Development of Stochastic and Anisotropic Multiscale Ceramics Using High Aspect Ratio Sacrificial Fillers

Abstract

This thesis aims to establish a straightforward and cost-effective way to form porous ceramics. There is a specific emphasis on creating anisotropic structures via a directional ice-templating technique and hard-templating using the sacrificial filler method. Cellulose nanocrystals (CNCs) aerogels have been created via a ceramic suspension of 100g/mL of CNC powder and deionized water. Samples were then frozen, in cylindrical stainless-steel molds, using a directional ice-templating method, followed by a freeze-drying process to sublimate out solvent and create a mesoporous aerogel. The porous aerogels formed were of white color and extremely lightweight, and showed various microstructural morphologies including lamellar sheeting, channels, and honeycomb structures. These samples were used as a hard-template for a chosen ceramic precursor.

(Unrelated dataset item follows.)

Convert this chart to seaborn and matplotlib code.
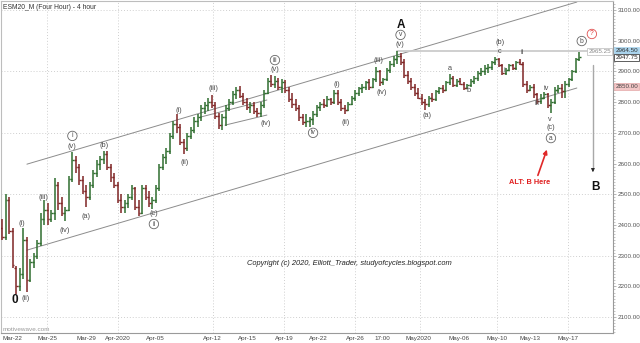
import matplotlib
matplotlib.use("Agg")
import matplotlib.pyplot as plt
import numpy as np
import pandas as pd
import seaborn as sns

# ---- ESM20 four-hour bars (price) ----
opens = [
    2390, 2360, 2480, 2380, 2260, 2200, 2240, 2350, 2220, 2280,
    2300, 2340, 2420, 2450, 2420, 2440, 2530, 2470, 2440, 2450,
    2550, 2610, 2590, 2545, 2510, 2490, 2530, 2570, 2600, 2615,
    2630, 2590, 2555, 2530, 2480, 2460, 2470, 2490, 2520, 2460,
    2440, 2520, 2490, 2470, 2480, 2520, 2590, 2620, 2640, 2690,
    2730, 2720, 2670, 2650, 2690, 2710, 2740, 2750, 2780, 2790,
    2800, 2790, 2755, 2725, 2750, 2780, 2800, 2825, 2840, 2820,
    2800, 2785, 2790, 2770, 2765, 2790, 2830, 2870, 2860, 2870,
    2850, 2865, 2840, 2810, 2795, 2780, 2750, 2735, 2740, 2745,
    2760, 2785, 2795, 2790, 2810, 2800, 2830, 2800, 2780, 2775,
    2795, 2815, 2830, 2845, 2850, 2865, 2850, 2875, 2900, 2865,
    2875, 2905, 2925, 2940, 2950, 2930, 2890, 2870, 2850, 2830,
    2815, 2800, 2795, 2815, 2810, 2835, 2845, 2840, 2865, 2880,
    2855, 2870, 2860, 2845, 2855, 2870, 2880, 2895, 2900, 2910,
    2915, 2930, 2940, 2920, 2895, 2905, 2920, 2910, 2930, 2925,
    2860, 2840, 2850, 2825, 2805, 2815, 2825, 2790, 2800, 2840,
    2845, 2835, 2860, 2875, 2900, 2940,
]
highs = [
    2420, 2500, 2490, 2390, 2265, 2260, 2390, 2360, 2290, 2310,
    2350, 2440, 2480, 2470, 2450, 2553, 2540, 2490, 2460, 2560,
    2637, 2625, 2600, 2560, 2530, 2540, 2580, 2610, 2625, 2642,
    2640, 2600, 2570, 2540, 2500, 2480, 2500, 2530, 2525, 2480,
    2530, 2530, 2510, 2490, 2530, 2600, 2630, 2650, 2700, 2740,
    2760, 2730, 2680, 2700, 2720, 2750, 2760, 2790, 2800, 2815,
    2823, 2800, 2765, 2760, 2790, 2810, 2835, 2850, 2852, 2830,
    2815, 2800, 2800, 2780, 2800, 2840, 2880, 2888, 2885, 2880,
    2875, 2872, 2850, 2830, 2810, 2790, 2760, 2760, 2750, 2770,
    2790, 2800, 2810, 2820, 2815, 2840, 2839, 2810, 2790, 2800,
    2820, 2840, 2850, 2860, 2870, 2875, 2880, 2914, 2905, 2880,
    2910, 2935, 2950, 2965.25, 2960, 2940, 2900, 2880, 2860, 2845,
    2825, 2810, 2820, 2830, 2840, 2850, 2855, 2870, 2892, 2885,
    2875, 2880, 2865, 2860, 2875, 2885, 2900, 2910, 2920, 2925,
    2935, 2947, 2945, 2925, 2910, 2925, 2925, 2935, 2940, 2930,
    2870, 2855, 2860, 2830, 2825, 2832, 2830, 2810, 2850, 2855,
    2860, 2870, 2880, 2905, 2945, 2964.5,
]
lows = [
    2350, 2350, 2370, 2260, 2176, 2185, 2225, 2182, 2215, 2260,
    2290, 2330, 2400, 2400, 2410, 2416, 2450, 2430, 2412, 2445,
    2540, 2570, 2530, 2500, 2458, 2480, 2520, 2555, 2580, 2600,
    2580, 2540, 2520, 2470, 2440, 2440, 2455, 2480, 2450, 2428,
    2435, 2480, 2460, 2452, 2470, 2510, 2580, 2600, 2630, 2680,
    2700, 2660, 2630, 2640, 2680, 2700, 2720, 2740, 2760, 2770,
    2780, 2745, 2712, 2710, 2722, 2770, 2790, 2810, 2815, 2790,
    2775, 2765, 2760, 2752, 2752, 2780, 2825, 2850, 2845, 2840,
    2830, 2830, 2800, 2780, 2770, 2740, 2725, 2720, 2719, 2725,
    2750, 2770, 2780, 2785, 2790, 2795, 2790, 2770, 2761, 2770,
    2790, 2805, 2820, 2830, 2840, 2840, 2845, 2865, 2852, 2855,
    2870, 2895, 2915, 2925, 2920, 2880, 2860, 2840, 2820, 2810,
    2790, 2776, 2785, 2800, 2805, 2825, 2830, 2835, 2855, 2850,
    2850, 2855, 2840, 2842, 2850, 2860, 2870, 2885, 2890, 2895,
    2905, 2920, 2915, 2890, 2890, 2900, 2905, 2905, 2920, 2850,
    2830, 2835, 2815, 2795, 2795, 2810, 2780, 2765, 2795, 2830,
    2813, 2815, 2850, 2870, 2895, 2935,
]
closes = [
    2360, 2480, 2380, 2270, 2200, 2240, 2350, 2220, 2280, 2300,
    2340, 2420, 2450, 2420, 2440, 2530, 2470, 2440, 2450, 2550,
    2610, 2590, 2545, 2510, 2490, 2530, 2570, 2600, 2615, 2630,
    2590, 2555, 2530, 2480, 2460, 2470, 2490, 2520, 2460, 2440,
    2520, 2490, 2470, 2480, 2520, 2590, 2620, 2640, 2690, 2730,
    2720, 2670, 2650, 2690, 2710, 2740, 2750, 2780, 2790, 2800,
    2790, 2755, 2725, 2750, 2780, 2800, 2825, 2840, 2820, 2800,
    2785, 2790, 2770, 2765, 2790, 2830, 2870, 2860, 2870, 2850,
    2865, 2840, 2810, 2795, 2780, 2750, 2735, 2740, 2745, 2760,
    2785, 2795, 2790, 2810, 2800, 2830, 2800, 2780, 2775, 2795,
    2815, 2830, 2845, 2850, 2865, 2850, 2875, 2900, 2865, 2875,
    2905, 2925, 2940, 2950, 2930, 2890, 2870, 2850, 2830, 2815,
    2800, 2795, 2815, 2810, 2835, 2845, 2840, 2865, 2880, 2855,
    2870, 2860, 2845, 2855, 2870, 2880, 2895, 2900, 2910, 2915,
    2930, 2940, 2920, 2895, 2905, 2920, 2910, 2930, 2925, 2860,
    2840, 2850, 2825, 2805, 2815, 2825, 2790, 2800, 2840, 2845,
    2835, 2860, 2875, 2900, 2940, 2947.75,
]

# date labels along the bar axis (bar number where each label sits)
date_labels = ["Mar-22", "Mar-25", "Mar-29", "Apr-2020", "Apr-05", "Apr-12", "Apr-15",
               "Apr-19", "Apr-22", "Apr-26", "17:00", "May2020", "May-06", "May-10",
               "May-13", "May-17"]
date_bars = [2.9, 12.9, 24, 33.1, 43.7, 60, 70, 80.6, 90.3, 100.9, 108.6, 118.9,
             130.6, 141.4, 150.9, 161.7]
week_grid_bars = [12.9, 33.1, 60.3, 80.6, 100.9, 119.4, 141.4, 161.7]

# price axis labels
price_ticks = [2100, 2200, 2300, 2400, 2500, 2600, 2700, 2800, 2900, 3000, 3100]
price_grid = [2100, 2300, 2500, 2700, 2900, 3100]

# main trend channel (two parallel lines)
channel_bars = [7.1, 164.3]
channel_upper = [2598, 3126]
channel_lower = [2318, 2846]

# small channel drawn on the wave (iv) correction
sub_upper_bars = [56.6, 75.7]
sub_upper = [2751, 2807]
sub_lower_bars = [63.7, 75.7]
sub_lower = [2725, 2758]

# Elliott wave labels: text, bar, price, kind
wave_text = ["0", "(i)", "(ii)", "(iii)", "(iv)", "(v)", "i", "(a)", "(b)", "(c)", "ii",
             "(i)", "(ii)", "(iii)", "(iv)", "(v)", "iii", "iv",
             "(i)", "(ii)", "(iii)", "(iv)", "(v)", "v", "A",
             "(a)", "a", "b", "(b)", "c", "i", "ii", "iii", "iv", "v", "(c)", "a",
             "b", "?"]
wave_bar = [3.7, 5.7, 6.6, 11.7, 18.0, 20.0, 20.1, 24.0, 29.1, 43.4, 43.4,
            50.6, 52.3, 60.3, 75.4, 78.0, 78.0, 88.9,
            95.7, 98.3, 107.7, 108.6, 113.7, 113.9, 114.0,
            121.4, 128.0, 133.4, 142.3, 142.3, 143.7, 148.6, 152.9, 155.4, 156.6, 156.9, 156.9,
            165.7, 168.6]
wave_price = [2156, 2406, 2159, 2491, 2383, 2657, 2690, 2426, 2660, 2436, 2403,
              2772, 2602, 2843, 2732, 2905, 2937, 2700,
              2859, 2735, 2934, 2830, 2987, 3019, 3051,
              2755, 2911, 2839, 2993, 2966, 2902, 2963, 2797, 2843, 2745, 2716, 2683,
              2999, 3022]
wave_kind = ["bold", "p", "p", "p", "p", "p", "c", "p", "p", "p", "c",
             "p", "p", "p", "p", "p", "c", "c",
             "p", "p", "p", "p", "p", "c", "bold",
             "p", "p", "p", "p", "p", "p", "p", "p", "p", "p", "p", "c",
             "c", "q"]

a_high = 2965.25
last_high = 2964.50
last_close = 2947.75
alert_level = 2850.00

UP = "#2f6e2f"
DOWN = "#7f2525"
LABEL = "#4a4a4a"
GRID = "#cfcfcf"

sns.set_theme(style="white")
plt.rcParams["font.family"] = ["Liberation Sans", "DejaVu Sans"]

fig = plt.figure(figsize=(6.4, 3.43), dpi=100)
ax = fig.add_axes([0.0016, 0.029, 0.956, 0.968])
ax.set_xlim(-0.3, 174.6)
ax.set_ylim(2048, 3129.3)

# grid
for g in price_grid:
    ax.axhline(g, color=GRID, lw=0.7, ls=(0, (1, 2)), zorder=0)
for g in week_grid_bars:
    ax.axvline(g, color=GRID, lw=0.7, ls=(0, (1, 2)), zorder=0)

# trend lines
lines = pd.DataFrame({
    "bar": channel_bars + channel_bars + sub_upper_bars + sub_lower_bars,
    "price": channel_upper + channel_lower + sub_upper + sub_lower,
    "name": ["up"] * 2 + ["low"] * 2 + ["sub_up"] * 2 + ["sub_low"] * 2,
})
sns.lineplot(data=lines, x="bar", y="price", units="name", estimator=None,
             color="#8c8c8c", lw=0.7, ax=ax, zorder=1)

# A-high level
n = len(closes)
sns.lineplot(x=[113, 168.0], y=[a_high, a_high], color="#cccccc", lw=1.3, ax=ax, zorder=1)

# OHLC bars
df = pd.DataFrame({"bar": np.arange(n), "open": opens, "high": highs,
                   "low": lows, "close": closes})
cols = np.where(df["close"] >= df["open"], UP, DOWN)
ax.vlines(df["bar"], df["low"], df["high"], colors=cols, lw=1.1, zorder=3)
ax.hlines(df["open"], df["bar"] - 0.55, df["bar"], colors=cols, lw=1.0, zorder=3)
ax.hlines(df["close"], df["bar"], df["bar"] + 0.55, colors=cols, lw=1.0, zorder=3)

# wave labels
for t, b, p, k in zip(wave_text, wave_bar, wave_price, wave_kind):
    if k == "bold":
        ax.text(b, p, t, ha="center", va="center", fontsize=8.5, fontweight="bold",
                color="#111111", zorder=5)
    elif k == "c":
        ax.text(b, p, t, ha="center", va="center", fontsize=4.8, color=LABEL, zorder=5,
                bbox=dict(boxstyle="circle,pad=0.18", fc="white", ec="#666666", lw=0.6))
    elif k == "q":
        ax.text(b, p, t, ha="center", va="center", fontsize=4.8, color="#e03030", zorder=5,
                bbox=dict(boxstyle="circle,pad=0.18", fc="white", ec="#e05050", lw=0.6))
    else:
        ax.text(b, p, t, ha="center", va="center", fontsize=5.3, color=LABEL, zorder=5)

# alternative-count annotation
ax.annotate("", xy=(156.0, 2654), xytext=(152.9, 2553),
            arrowprops=dict(arrowstyle="-|>", color="#e02828", lw=1.2, mutation_scale=6),
            zorder=5)
ax.text(150.9, 2537, "ALT: B Here", ha="center", va="center", fontsize=5.3,
        fontweight="bold", color="#e02020", zorder=5)

# projected B arrow
ax.plot([168.9, 168.9], [2921, 2585], color="#a8a8a8", lw=1.0, zorder=4)
ax.annotate("", xy=(168.9, 2572), xytext=(168.9, 2590),
            arrowprops=dict(arrowstyle="-|>", color="#222222", lw=0.6, mutation_scale=5),
            zorder=5)
ax.text(169.7, 2524, "B", ha="center", va="center", fontsize=8.5, fontweight="bold",
        color="#111111", zorder=5)

ax.text(99.4, 2276, "Copyright (c) 2020, Elliott_Trader, studyofcycles.blogspot.com",
        ha="center", va="center", fontsize=5.4, style="italic", color="#222222", zorder=5)

ax.text(0.004, 0.992, "ESM20_M (Four Hour) - 4 hour", transform=ax.transAxes,
        ha="left", va="top", fontsize=4.9, color="#333333")
ax.text(0.003, 0.004, "motivewave.com", transform=ax.transAxes,
        ha="left", va="bottom", fontsize=4.6, color="#9a9a9a")

# axes styling
for s in ["left", "top"]:
    ax.spines[s].set_color("#bdbdbd")
    ax.spines[s].set_linewidth(0.8)
for s in ["right", "bottom"]:
    ax.spines[s].set_color("#9a9a9a")
    ax.spines[s].set_linewidth(0.8)

ax.yaxis.tick_right()
ax.set_yticks(price_ticks)
ax.set_yticklabels([f"{v:.2f}" for v in price_ticks])
ax.set_yticks(np.arange(2050, 3130, 10), minor=True)
ax.tick_params(axis="y", which="major", labelsize=4.5, labelcolor="#555555", length=2.5,
               width=0.5, color="#9a9a9a", pad=1)
ax.tick_params(axis="y", which="minor", length=1.5, width=0.4, color="#9a9a9a")
ax.set_xticks(date_bars)
ax.set_xticklabels(date_labels)
ax.tick_params(axis="x", labelsize=4.5, labelcolor="#444444", length=1.5, width=0.5,
               color="#9a9a9a", pad=0.5)
ax.set_xlabel("")
ax.set_ylabel("")
ax.grid(False)

# price flags on the right scale
flag = dict(xycoords=("axes fraction", "data"), ha="left", va="center", fontsize=4.5,
            annotation_clip=False, zorder=6)
ax.annotate(f"{last_high:.2f}", xy=(1.004, last_high + 4), color="#333333",
            bbox=dict(boxstyle="square,pad=0.15", fc="#a9d3ec", ec="#a9d3ec", lw=0.5), **flag)
ax.annotate(f"{last_close:.2f}", xy=(1.004, last_close - 2), color="#222222",
            bbox=dict(boxstyle="square,pad=0.15", fc="white", ec="#444444", lw=0.6), **flag)
ax.annotate(f"{alert_level:.2f}", xy=(1.004, alert_level), color="#444444",
            bbox=dict(boxstyle="square,pad=0.15", fc="#f3c6c6", ec="#e4a8a8", lw=0.5), **flag)
ax.annotate(f"{a_high:.2f}", xy=(0.997, a_high), xycoords=("axes fraction", "data"),
            ha="right", va="center", fontsize=4.5, color="#8a8a8a", zorder=6,
            bbox=dict(boxstyle="square,pad=0.15", fc="white", ec="#bbbbbb", lw=0.5))

fig.savefig("out.png", dpi=100)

The precursor of choice was titanium isopropoxide (TTIP), which is a well-known titania precursor that has been reported in literature. TTIP infiltrated the aerogel structures via a one-step "wicking" procedure that induced a hydrolysis reaction between the TTIP and the hydroxyl groups within the already-formed CNC aerogel. Infiltrated aerogels were then heat-treated to 1000 °C to burnout the CNC sacrificial filler material, and densify the final porous ceramic structure. Throughout each stage of the creation of these structures, various characterization techniques were utilized to further understand morphology and chemical structure. Specific techniques include scanning electron microscopy (SEM), x-ray diffraction (XRD), thermogravimetric analysis (TGA), and Brunauer-Emmett-Teller (BET) analysis.